DATA LINES:
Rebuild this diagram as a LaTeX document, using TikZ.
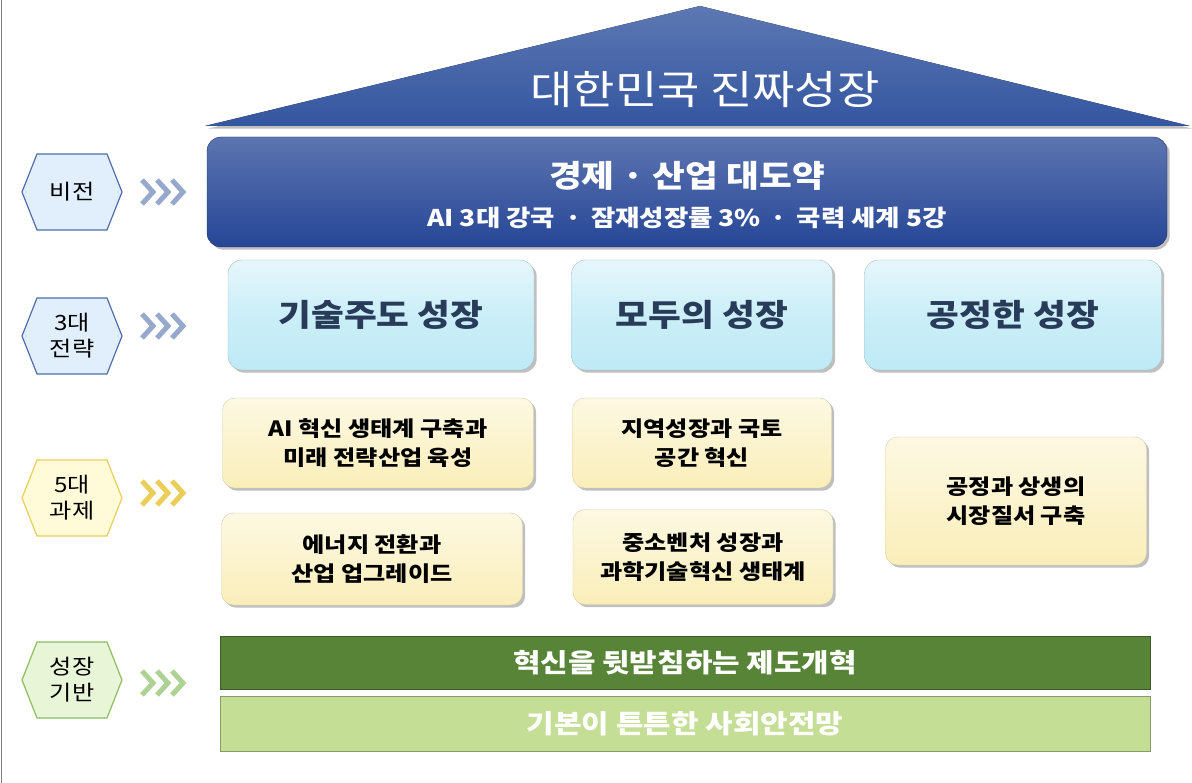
\documentclass[tikz,border=0pt]{standalone}
\usepackage{fontspec}
\setmainfont[FakeStretch=1.15]{Noto Sans CJK KR}
\usetikzlibrary{shadows,calc}
\definecolor{roofblue}{RGB}{52,86,160}
\definecolor{visblue}{RGB}{38,70,150}
\definecolor{stratfill}{RGB}{190,234,246}
\definecolor{stratText}{RGB}{40,60,90}
\definecolor{taskfill}{RGB}{250,238,185}
\definecolor{darkgreen}{RGB}{88,132,56}
\definecolor{lightgreen}{RGB}{196,222,150}
\definecolor{hexblue}{RGB}{225,238,252}
\definecolor{hexblueline}{RGB}{80,110,170}
\definecolor{hexyellow}{RGB}{255,250,215}
\definecolor{hexyellowline}{RGB}{235,205,90}
\definecolor{hexgreen}{RGB}{232,245,215}
\definecolor{hexgreenline}{RGB}{140,190,100}
\tikzset{
  stratbox/.style={draw=stratfill!60!gray, rounded corners=14pt, top color=stratfill!40, bottom color=stratfill, middle color=stratfill!80, drop shadow, font=\fontsize{31}{34}\selectfont\bfseries, text=stratText},
  taskbox/.style={draw=taskfill!70!gray, rounded corners=12pt, top color=taskfill!40, bottom color=taskfill, drop shadow, font=\fontsize{21}{29}\selectfont\bfseries, align=center},
  hexlabel/.style={font=\fontsize{21}{26}\selectfont, align=center},
  chev/.style={line width=5pt, line cap=butt, line join=miter}
}
\newcommand{\hexat}[4]{% center, fill, line, text
  \draw[fill=#2, draw=#3, line width=1.2pt] ($(#1)+(-50,0)$) -- ++(15,-38) -- ++(70,0) -- ++(15,38) -- ++(-15,38) -- ++(-70,0) -- cycle;
  \node[hexlabel] at (#1) {#4};}
\newcommand{\chevat}[2]{% start, colour
  \foreach \k in {0,1,2}
    \draw[chev, #2] ($(#1)+(\k*15,-12)$) -- ++(11,12) -- ++(-11,12);}
\begin{document}
\begin{tikzpicture}[x=1pt,y=-1pt]
\useasboundingbox (0,0) rectangle (1192,783);
\fill[white] (0,0) rectangle (1192,783);
\draw[gray, line width=1pt] (1,0) -- (1,783);
% roof
\fill[top color=roofblue!80, bottom color=roofblue, drop shadow] (700,6) -- (1190,126) -- (205,126) -- cycle;
\node[text=white, font=\fontsize{40}{42}\selectfont] (roof) at (705,90) {대한민국 진짜성장};
% vision
\node[rounded corners=14pt, top color=visblue!75, bottom color=visblue, draw=visblue!70!black, drop shadow,
  minimum width=960pt, minimum height=110pt] (vision) at (687,192) {};
\node[text=white, font=\fontsize{31}{34}\selectfont\bfseries] at (687,176) {경제 · 산업 대도약};
\node[text=white, font=\fontsize{23}{26}\selectfont\bfseries] at (687,218) {AI 3대 강국 \,·\, 잠재성장률 3\% \,·\, 국력 세계 5강};
% strategies
\node[stratbox, minimum width=306pt, minimum height=110pt] (s1) at (381,315) {기술주도 성장};
\node[stratbox, minimum width=261pt, minimum height=110pt] (s2) at (702,315) {모두의 성장};
\node[stratbox, minimum width=297pt, minimum height=110pt] (s3) at (1013,315) {공정한 성장};
% tasks
\node[taskbox, minimum width=311pt, minimum height=90pt] (t1) at (378,443) {AI 혁신 생태계 구축과\\미래 전략산업 육성};
\node[taskbox, minimum width=301pt, minimum height=92pt] (t2) at (372,559) {에너지 전환과\\산업 업그레이드};
\node[taskbox, minimum width=259pt, minimum height=90pt] (t3) at (702,443) {지역성장과 국토\\공간 혁신};
\node[taskbox, minimum width=260pt, minimum height=95pt] (t4) at (703,557) {중소벤처 성장과\\과학기술혁신 생태계};
\node[taskbox, minimum width=261pt, minimum height=128pt] (t5) at (1016,501) {공정과 상생의\\시장질서 구축};
% foundations
\node[fill=darkgreen, draw=darkgreen!70!black, minimum width=930pt, minimum height=53pt, text=white,
  font=\fontsize{26}{28}\selectfont\bfseries] (f1) at (685,663) {혁신을 뒷받침하는 제도개혁};
\node[fill=lightgreen, draw=lightgreen!70!black, minimum width=930pt, minimum height=55pt, text=white,
  font=\fontsize{26}{28}\selectfont\bfseries] (f2) at (685,724) {기본이 튼튼한 사회안전망};
% left labels
\coordinate (h1) at (72,192);
\coordinate (h2) at (72,336);
\coordinate (h3) at (72,498);
\coordinate (h4) at (72,680);
\hexat{h1}{hexblue}{hexblueline}{비전}
\hexat{h2}{hexblue}{hexblueline}{3대\\전략}
\hexat{h3}{hexyellow}{hexyellowline}{5대\\과제}
\hexat{h4}{hexgreen}{hexgreenline}{성장\\기반}
\chevat{142,192}{hexblueline!60}
\chevat{142,326}{hexblueline!60}
\chevat{142,493}{hexyellowline}
\chevat{142,683}{hexgreenline!70}
\end{tikzpicture}
\end{document}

THE EXERCISE:
Word for word, quote the full listing, omitting every picture.

ANSWER TO THIS EXERCISE:
Rebuild this diagram as a LaTeX document, using TikZ.
\documentclass[tikz,border=0pt]{standalone}
\usepackage{fontspec}
\setmainfont[FakeStretch=1.15]{Noto Sans CJK KR}
\usetikzlibrary{shadows,calc}
\definecolor{roofblue}{RGB}{52,86,160}
\definecolor{visblue}{RGB}{38,70,150}
\definecolor{stratfill}{RGB}{190,234,246}
\definecolor{stratText}{RGB}{40,60,90}
\definecolor{taskfill}{RGB}{250,238,185}
\definecolor{darkgreen}{RGB}{88,132,56}
\definecolor{lightgreen}{RGB}{196,222,150}
\definecolor{hexblue}{RGB}{225,238,252}
\definecolor{hexblueline}{RGB}{80,110,170}
\definecolor{hexyellow}{RGB}{255,250,215}
\definecolor{hexyellowline}{RGB}{235,205,90}
\definecolor{hexgreen}{RGB}{232,245,215}
\definecolor{hexgreenline}{RGB}{140,190,100}
\tikzset{
  stratbox/.style={draw=stratfill!60!gray, rounded corners=14pt, top color=stratfill!40, bottom color=stratfill, middle color=stratfill!80, drop shadow, font=\fontsize{31}{34}\selectfont\bfseries, text=stratText},
  taskbox/.style={draw=taskfill!70!gray, rounded corners=12pt, top color=taskfill!40, bottom color=taskfill, drop shadow, font=\fontsize{21}{29}\selectfont\bfseries, align=center},
  hexlabel/.style={font=\fontsize{21}{26}\selectfont, align=center},
  chev/.style={line width=5pt, line cap=butt, line join=miter}
}
\newcommand{\hexat}[4]{% center, fill, line, text
  \draw[fill=#2, draw=#3, line width=1.2pt] ($(#1)+(-50,0)$) -- ++(15,-38) -- ++(70,0) -- ++(15,38) -- ++(-15,38) -- ++(-70,0) -- cycle;
  \node[hexlabel] at (#1) {#4};}
\newcommand{\chevat}[2]{% start, colour
  \foreach \k in {0,1,2}
    \draw[chev, #2] ($(#1)+(\k*15,-12)$) -- ++(11,12) -- ++(-11,12);}
\begin{document}
\begin{tikzpicture}[x=1pt,y=-1pt]
\useasboundingbox (0,0) rectangle (1192,783);
\fill[white] (0,0) rectangle (1192,783);
\draw[gray, line width=1pt] (1,0) -- (1,783);
% roof
\fill[top color=roofblue!80, bottom color=roofblue, drop shadow] (700,6) -- (1190,126) -- (205,126) -- cycle;
\node[text=white, font=\fontsize{40}{42}\selectfont] (roof) at (705,90) {대한민국 진짜성장};
% vision
\node[rounded corners=14pt, top color=visblue!75, bottom color=visblue, draw=visblue!70!black, drop shadow,
  minimum width=960pt, minimum height=110pt] (vision) at (687,192) {};
\node[text=white, font=\fontsize{31}{34}\selectfont\bfseries] at (687,176) {경제 · 산업 대도약};
\node[text=white, font=\fontsize{23}{26}\selectfont\bfseries] at (687,218) {AI 3대 강국 \,·\, 잠재성장률 3\% \,·\, 국력 세계 5강};
% strategies
\node[stratbox, minimum width=306pt, minimum height=110pt] (s1) at (381,315) {기술주도 성장};
\node[stratbox, minimum width=261pt, minimum height=110pt] (s2) at (702,315) {모두의 성장};
\node[stratbox, minimum width=297pt, minimum height=110pt] (s3) at (1013,315) {공정한 성장};
% tasks
\node[taskbox, minimum width=311pt, minimum height=90pt] (t1) at (378,443) {AI 혁신 생태계 구축과\\미래 전략산업 육성};
\node[taskbox, minimum width=301pt, minimum height=92pt] (t2) at (372,559) {에너지 전환과\\산업 업그레이드};
\node[taskbox, minimum width=259pt, minimum height=90pt] (t3) at (702,443) {지역성장과 국토\\공간 혁신};
\node[taskbox, minimum width=260pt, minimum height=95pt] (t4) at (703,557) {중소벤처 성장과\\과학기술혁신 생태계};
\node[taskbox, minimum width=261pt, minimum height=128pt] (t5) at (1016,501) {공정과 상생의\\시장질서 구축};
% foundations
\node[fill=darkgreen, draw=darkgreen!70!black, minimum width=930pt, minimum height=53pt, text=white,
  font=\fontsize{26}{28}\selectfont\bfseries] (f1) at (685,663) {혁신을 뒷받침하는 제도개혁};
\node[fill=lightgreen, draw=lightgreen!70!black, minimum width=930pt, minimum height=55pt, text=white,
  font=\fontsize{26}{28}\selectfont\bfseries] (f2) at (685,724) {기본이 튼튼한 사회안전망};
% left labels
\coordinate (h1) at (72,192);
\coordinate (h2) at (72,336);
\coordinate (h3) at (72,498);
\coordinate (h4) at (72,680);
\hexat{h1}{hexblue}{hexblueline}{비전}
\hexat{h2}{hexblue}{hexblueline}{3대\\전략}
\hexat{h3}{hexyellow}{hexyellowline}{5대\\과제}
\hexat{h4}{hexgreen}{hexgreenline}{성장\\기반}
\chevat{142,192}{hexblueline!60}
\chevat{142,326}{hexblueline!60}
\chevat{142,493}{hexyellowline}
\chevat{142,683}{hexgreenline!70}
\end{tikzpicture}
\end{document}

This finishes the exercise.